Basic Uniform

  1. la Capote (Greatcoat) - M. 1915. Horizon-Blue; wool. This is the double-breasted [croisée] version which began distribution in late-1916. Please note that while this is the preferred version, the model 1914 single-breasted [Poiret] version is also acceptable.
  2. la Pantalon-Culottes (Culotte-Trousers) - M. 1915. Horizon-Blue; wool. With yellow piping along outer seams.
  3. les Bandes Molletières (Leggings) - M. 1910. Horizon-Blue, wool. 2.60 meters (8' 5") long x 12 cm (5") wide.
  4. les Chaussures (Ankle Boots) - M. 1916 or M. 1917. Leather, preferably natural ("fawn") colored. The boots were issued with no coloring, the black polish being added by the soldier upon receipt. While the practice of blackening the boots became more lax later in the war, with the boots fading back to the natural russet color over time and exposure, blackening did not stop altogether. Soldiers were still expected to blacken their boots for more formal occasions, such as parades and inspections. The bottoms were heavily hobnailed with a round head nail used on the soles and a squared version used on the heels. An extra pair was often carried on the pack.
  5. la Casque (Helmet) - Adrian M. 1915. Painted blue-grey with matte finish. "Flaming Bomb" infantry badge on front.
  6. le Bonnet de Police (Police Bonnet) - M. 1891/1915, M. 1915 or M. 1918. Often referred to as a calot ("cap"). Horizon-Blue, wool. Often worn under helmet in cold weather.
  7. la Chemise (Shirt) - M. 1878. flannel cotton with collar, either pin-striped (red, black or blue), blue checkered or plain white; closed with three bone buttons; shirt-tails on both front and rear. Each man was issued two. A lighter weight cretonne cotton shirt (plain or with blue stripes) was also issued in warmer weather.
  8. le Caleçon (Underdrawers) - Cotton, either pin-striped or plain white. Each man is only issued one pair, though private purschases could be made. The prevailing notion was that the shirt, with its long tails, acted as the primary undergarment and was to be washed more frequently. In cold weather, flannel cotton underdrawers were issued.

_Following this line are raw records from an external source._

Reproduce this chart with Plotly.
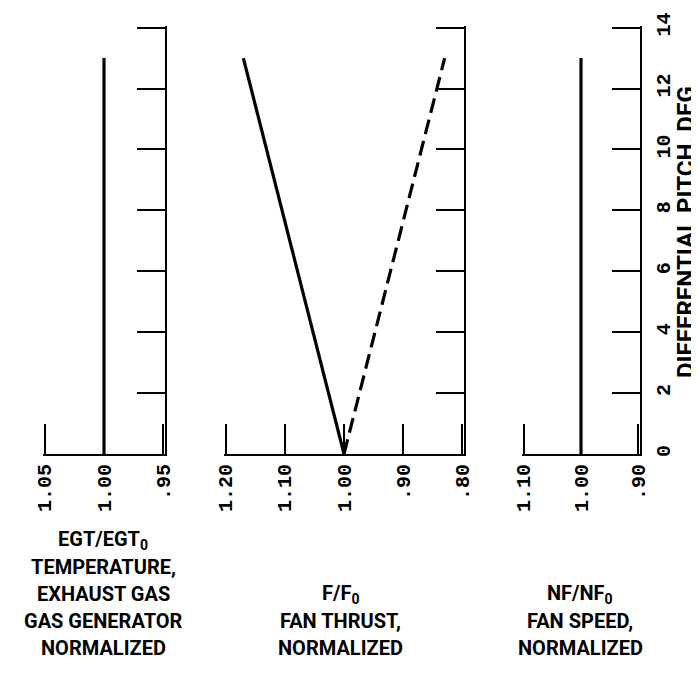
import plotly.graph_objects as go
from plotly.subplots import make_subplots

# ---- data ----
pitch = [0, 13]
egt_ratio = [1.00, 1.00]
thrust_solid = [1.00, 1.17]
thrust_dashed = [1.00, 0.83]
speed_ratio = [1.00, 1.00]

egt_ticks = [1.05, 1.00, 0.95]
egt_ticklabels = ["1.05", "1.00", ".95"]
thrust_ticks = [1.20, 1.10, 1.00, 0.90, 0.80]
thrust_ticklabels = ["1.20", "1.10", "1.00", ".90", ".80"]
speed_ticks = [1.10, 1.00, 0.90]
speed_ticklabels = ["1.10", "1.00", ".90"]
pitch_ticks = [0, 2, 4, 6, 8, 10, 12, 14]
pitch_title = "DIFFERENTIAL PITCH, DEG"

egt_title = ["EGT/EGT<sub>0</sub>", "TEMPERATURE,", "EXHAUST GAS", "GAS GENERATOR", "NORMALIZED"]
thrust_title = ["F/F<sub>0</sub>", "FAN THRUST,", "NORMALIZED"]
speed_title = ["NF/NF<sub>0</sub>", "FAN SPEED,", "NORMALIZED"]

W, H = 699, 689
L, R, T, B = 35, 67, 18, 243
pw = W - L - R
ph = H - T - B


def dom(a, b):
    return [(a - L) / pw, (b - L) / pw]


def px(xpix):
    return (xpix - L) / pw


def py(ypix):
    return (H - B - ypix) / ph


def padded(lo_val, hi_val, width_px, pad_px=1.6):
    span = hi_val - lo_val
    pad = span * pad_px / width_px
    return [lo_val - pad, hi_val + pad]


fig = make_subplots(rows=1, cols=3)

line_solid = dict(color="black", width=3.2)
fig.add_trace(go.Scatter(x=egt_ratio, y=pitch, mode="lines", line=line_solid), row=1, col=1)
fig.add_trace(go.Scatter(x=thrust_solid, y=pitch, mode="lines", line=line_solid), row=1, col=2)
fig.add_trace(go.Scatter(x=thrust_dashed, y=pitch, mode="lines",
                         line=dict(color="black", width=3.2, dash="15px,7px")), row=1, col=2)
fig.add_trace(go.Scatter(x=speed_ratio, y=pitch, mode="lines", line=line_solid), row=1, col=3)

tickfont = dict(family="Liberation Mono, Courier New, monospace", size=20, color="black", weight="bold")
sans = "Roboto, Liberation Sans, Arial, sans-serif"

xcommon = dict(showline=True, linecolor="black", linewidth=2, ticks="inside", ticklen=30,
               tickwidth=2, tickcolor="black", tickangle=-90, showgrid=False, zeroline=False,
               tickfont=tickfont, automargin=False, mirror=False)
ycommon = dict(showline=True, linecolor="black", linewidth=2, ticks="inside", ticklen=28,
               tickwidth=2, tickcolor="black", side="right", tickvals=pitch_ticks,
               showgrid=False, zeroline=False, automargin=False, tickfont=tickfont)

yr = [0, padded(0, 14, ph)[1]]

fig.update_xaxes(xcommon, range=padded(0.95, 1.05, 122)[::-1], tickvals=egt_ticks, ticktext=egt_ticklabels,
                 domain=dom(35, 157), row=1, col=1)
fig.update_xaxes(xcommon, range=padded(0.80, 1.20, 240)[::-1], tickvals=thrust_ticks, ticktext=thrust_ticklabels,
                 domain=dom(216, 456), row=1, col=2)
fig.update_xaxes(xcommon, range=padded(0.90, 1.10, 118)[::-1], tickvals=speed_ticks, ticktext=speed_ticklabels,
                 domain=dom(514, 632), row=1, col=3)

fig.update_yaxes(ycommon, range=yr, showticklabels=False, row=1, col=1)
fig.update_yaxes(ycommon, range=yr, showticklabels=False, row=1, col=2)
fig.update_yaxes(ycommon, range=yr, showticklabels=True, tickangle=-90, ticklabelstandoff=4, row=1, col=3)

title_font = dict(family=sans, size=20, color="black", weight="bold")
line_y = [532, 559, 586, 613, 640]

annos = []
for lines, xc in [(egt_title, 95), (thrust_title, 332), (speed_title, 572)]:
    n = len(lines)
    ys = line_y[-n:]
    for txt, yy in zip(lines, ys):
        annos.append(dict(text=txt, x=px(xc), y=py(yy), xref="paper", yref="paper",
                          showarrow=False, font=title_font, xanchor="center", yanchor="middle"))
annos.append(dict(text=pitch_title, x=px(678), y=py(224), xref="paper", yref="paper", textangle=-90,
                  showarrow=False, xanchor="center", yanchor="middle",
                  font=dict(family=sans, size=24, color="black", weight="bold")))
fig.update_layout(annotations=annos)

fig.update_layout(width=W, height=H, margin=dict(l=L, r=R, t=T, b=B, autoexpand=False),
                  plot_bgcolor="white", paper_bgcolor="white", showlegend=False)

fig.write_html("out.html")
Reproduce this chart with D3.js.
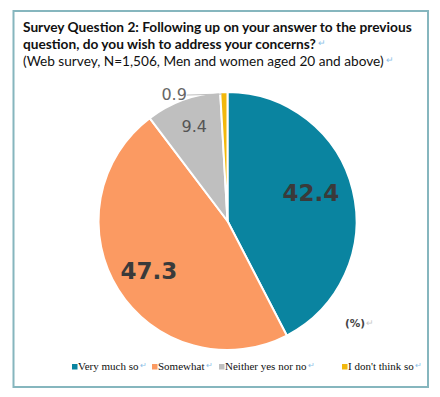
<!DOCTYPE html>
<html>
<head>
<meta charset="utf-8">
<script src="https://cdn.jsdelivr.net/npm/d3@7"></script>
<style>
  body { margin: 0; background: #fff; }
  svg { display: block; }
</style>
</head>
<body>
<svg width="440" height="397"></svg>
<script>
// survey answers, clockwise from 12 o'clock
var categories = ["Very much so", "Somewhat", "Neither yes nor no", "I don't think so"];
var values = [42.4, 47.3, 9.4, 0.9];
var colors = ["#0a84a0", "#fb9a62", "#bfbfbf", "#f2b80c"];
var titleLines = [
  "Survey Question 2: Following up on your answer to the previous",
  "question, do you wish to address your concerns?",
  "(Web survey, N=1,506, Men and women aged 20 and above)"
];

var svg = d3.select("svg");
var mark = "#8cc0e8"; // the little word-processor return marks

// frame
svg.append("rect")
  .attr("x", 13.5).attr("y", 11).attr("width", 414.5).attr("height", 376)
  .attr("fill", "none").attr("stroke", "#86b6be").attr("stroke-width", 2);

// title - size each line so it spans the same width as the original
var tg = svg.append("g").style("font-family", "Lato, 'Open Sans', sans-serif");
var titleY = [32, 49, 66], titleW = [389, 293, 361], titleBold = [true, true, false];
titleLines.forEach(function(line, i) {
  var t = tg.append("text").attr("x", 23).attr("y", titleY[i])
    .style("font-size", "14px").style("font-weight", titleBold[i] ? "bold" : "normal")
    .attr("fill", "#111").text(line);
  var w = t.node().getComputedTextLength();
  var fs = Math.min(14.5, 14 * titleW[i] / w);
  t.style("font-size", fs + "px");
  if (i > 0) {
    var w2 = t.node().getComputedTextLength();
    tg.append("text").attr("x", 23 + w2 + 2).attr("y", titleY[i] - 3)
      .attr("fill", mark).style("font-size", "9px").text("↵");
  }
});

// pie
var cx = 227.5, cy = 221, radius = 129;
var pie = d3.pie().sort(null).value(function(d) { return d; });
var arc = d3.arc().innerRadius(0).outerRadius(radius);
var arcs = pie(values);

var g = svg.append("g").attr("transform", "translate(" + cx + "," + cy + ")");
g.selectAll("path")
  .data(arcs)
  .enter().append("path")
  .attr("d", arc)
  .attr("fill", function(d, i) { return colors[i]; })
  .attr("stroke", "#fff")
  .attr("stroke-width", 2);

// value labels
var labelFont = "Verdana, 'DejaVu Sans', sans-serif";
function pos(i, r, shift) {
  var a = (arcs[i].startAngle + arcs[i].endAngle) / 2 + (shift || 0);
  return [Math.sin(a) * r, -Math.cos(a) * r];
}
var bigR = [88, 93], bigShift = [-0.09, 0];
[0, 1].forEach(function(i) {
  var p = pos(i, bigR[i], bigShift[i]);
  g.append("text")
    .attr("x", p[0]).attr("y", p[1])
    .attr("text-anchor", "middle").attr("dy", "0.36em")
    .style("font-family", labelFont).style("font-size", "23px").style("font-weight", "bold")
    .attr("fill", "#3a3a3a")
    .text(values[i]);
});
// 9.4 inside the grey slice
var p2 = pos(2, radius * 0.77);
g.append("text")
  .attr("x", p2[0] + 1).attr("y", p2[1] - 2)
  .attr("text-anchor", "middle").attr("dy", "0.36em")
  .style("font-family", labelFont).style("font-size", "16px")
  .attr("fill", "#555")
  .text(values[2]);
// 0.9 outside with a leader line
var p3 = pos(3, radius);
g.append("line")
  .attr("x1", p3[0] - 2).attr("y1", p3[1] + 2)
  .attr("x2", p3[0] - 37).attr("y2", p3[1] + 3)
  .attr("stroke", "#bfbfbf").attr("stroke-width", 1);
g.append("text")
  .attr("x", p3[0] - 37).attr("y", p3[1] + 2)
  .attr("text-anchor", "end").attr("dy", "0.36em")
  .style("font-family", labelFont).style("font-size", "16px")
  .attr("fill", "#666")
  .text(values[3]);

// unit
svg.append("text").attr("x", 345).attr("y", 327)
  .style("font-family", labelFont).style("font-size", "10.5px").style("font-weight", "bold")
  .attr("fill", "#444").text("(%)");
svg.append("text").attr("x", 366).attr("y", 326).attr("fill", "#c8c8c8")
  .style("font-size", "9px").text("↵");

// legend
var legendX = [72, 152, 219, 342];
var legendG = svg.selectAll(".legend")
  .data(categories)
  .enter().append("g")
  .attr("class", "legend")
  .attr("transform", function(d, i) { return "translate(" + legendX[i] + ",369)"; });

legendG.append("rect")
  .attr("x", 0).attr("y", -5)
  .attr("width", 5.5).attr("height", 5.5)
  .attr("fill", function(d, i) { return colors[i]; });

legendG.append("text")
  .attr("x", 6).attr("y", 1)
  .style("font-family", "'Liberation Serif', 'Times New Roman', serif")
  .style("font-size", "11px")
  .attr("fill", "#111")
  .text(function(d) { return d; })
  .each(function() {
    var w = this.getComputedTextLength();
    d3.select(this.parentNode).append("text")
      .attr("x", 6 + w + 1.5).attr("y", -1)
      .attr("fill", mark).style("font-size", "8px").text("↵");
  });
</script>
</body>
</html>
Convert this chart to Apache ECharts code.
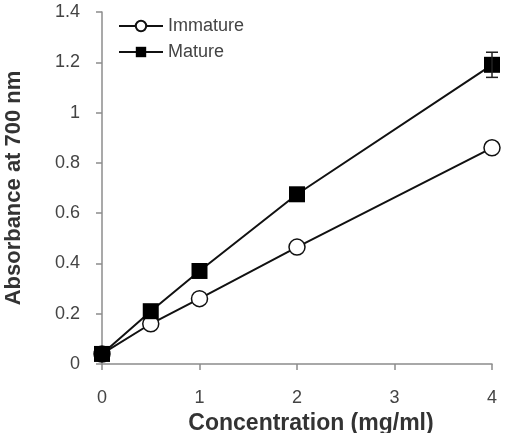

  9. la Cravate (Neck Tie) - cotton; marine blue; 150 cm x 21 cm. It is folded in thirds lengthwise and tied with a flat knot.
  10. le Ceinture de Flanelle (Flannel Belt) - flannel cotton; 1 m. x 38 cm, adjusted with three buttons in bone at one end of wrap. The model first distributed in 1914, unlike the pre-war version, had interior buttons to attach cloth suspenders which were issued with the belt. However, these were usually discarded by the soldiers. In September 1914, this is often replace this model with another waist-wrap (resembling civilian models ) in either flannel or wool, natural or grayish in color, referred to as the "Algerian model." It was a simple band of cloth in gray 3 meters long which was wrapped around the waist and tucked in to fit. In August 1915 a new model of wrap was officially adopted which was 4 meters long and wrapped similarly to the Algerian style. But by November of 1915, shortages in this model lead to several different models in various shades and sizes being distributed simultaneously. In August 1918, the regulation length will be reduced to 3 meters.
  11. les Chausettes (Socks) - > jean-wool in summer, wool in winter; normally white but there was no regulation color. Each man received two pairs. Many peasant soldiers opted to wear "Russian socks" (i.e. cloth foot-wraps). These were about 15 cm in width and 1 meter in length.
  12. les Bretelles (Suspenders) - Cotton thread; white with a border on each edge of a "sharp color" (e.g. pink). These were comprised of two separate braces reinforced at each end by a piece of leather where a button-hole was located. The length was adjusted by way of a metal crimp. Soldiers often replaced these with the more advantageous single-piece civilian models also of cotton.